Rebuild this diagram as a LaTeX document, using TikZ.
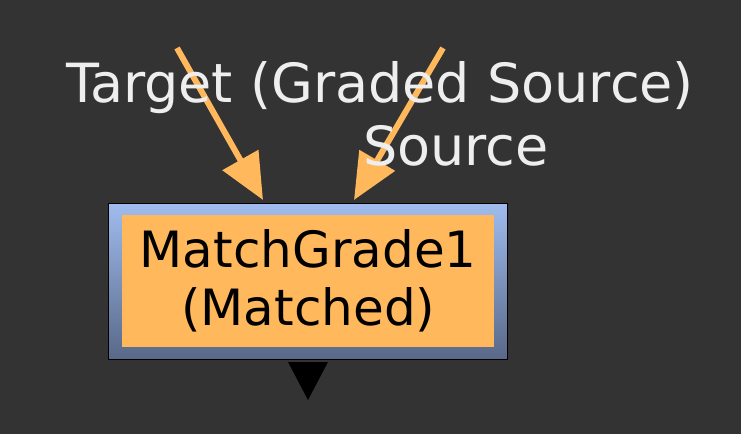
\documentclass[tikz,border=0pt]{standalone}
\usepackage{fontspec}
\setmainfont{DejaVu Sans}
\usetikzlibrary{arrows.meta}
\definecolor{bg}{HTML}{333333}
\definecolor{org}{HTML}{FFB85C}
\definecolor{txt}{HTML}{EEEEEE}
\begin{document}
\begin{tikzpicture}[x=1pt,y=-1pt,
  lbl/.style={text=txt,font=\fontsize{54}{58}\selectfont,inner sep=0pt},
  pipe/.style={org,line width=6pt,-{Triangle[length=46pt,width=40pt]}}]
\useasboundingbox[fill=bg] (0,0) rectangle (741,434);
\node[draw=black,line width=0.8pt,minimum width=399pt,minimum height=156pt,anchor=north west,
  top color={rgb,255:red,160;green,188;blue,238},bottom color={rgb,255:red,88;green,104;blue,136}] (outer) at (108,203) {};
\node[fill=org,minimum width=372pt,minimum height=132pt,anchor=north west,align=center,
  font=\fontsize{50}{58}\selectfont,inner sep=0pt] (inner) at (122,215) {MatchGrade1\\(Matched)};
\coordinate (t1) at (177,48);
\coordinate (t2) at (443,48);
\coordinate (h1) at (263,200);
\coordinate (h2) at (354,200);
\draw[pipe] (t1) -- (h1);
\draw[pipe] (t2) -- (h2);
\node[lbl] (target) at (380,88) {Target (Graded Source)};
\node[lbl] (src) at (456,146) {Source};
\fill[black] (288,362) -- (328,362) -- (308,400) -- cycle;
\end{tikzpicture}
\end{document}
######
▶ _Goal_
All of the material above should be reproduced exactly, except the pictures.

▶ _Task output_
Rebuild this diagram as a LaTeX document, using TikZ.
\documentclass[tikz,border=0pt]{standalone}
\usepackage{fontspec}
\setmainfont{DejaVu Sans}
\usetikzlibrary{arrows.meta}
\definecolor{bg}{HTML}{333333}
\definecolor{org}{HTML}{FFB85C}
\definecolor{txt}{HTML}{EEEEEE}
\begin{document}
\begin{tikzpicture}[x=1pt,y=-1pt,
  lbl/.style={text=txt,font=\fontsize{54}{58}\selectfont,inner sep=0pt},
  pipe/.style={org,line width=6pt,-{Triangle[length=46pt,width=40pt]}}]
\useasboundingbox[fill=bg] (0,0) rectangle (741,434);
\node[draw=black,line width=0.8pt,minimum width=399pt,minimum height=156pt,anchor=north west,
  top color={rgb,255:red,160;green,188;blue,238},bottom color={rgb,255:red,88;green,104;blue,136}] (outer) at (108,203) {};
\node[fill=org,minimum width=372pt,minimum height=132pt,anchor=north west,align=center,
  font=\fontsize{50}{58}\selectfont,inner sep=0pt] (inner) at (122,215) {MatchGrade1\\(Matched)};
\coordinate (t1) at (177,48);
\coordinate (t2) at (443,48);
\coordinate (h1) at (263,200);
\coordinate (h2) at (354,200);
\draw[pipe] (t1) -- (h1);
\draw[pipe] (t2) -- (h2);
\node[lbl] (target) at (380,88) {Target (Graded Source)};
\node[lbl] (src) at (456,146) {Source};
\fill[black] (288,362) -- (328,362) -- (308,400) -- cycle;
\end{tikzpicture}
\end{document}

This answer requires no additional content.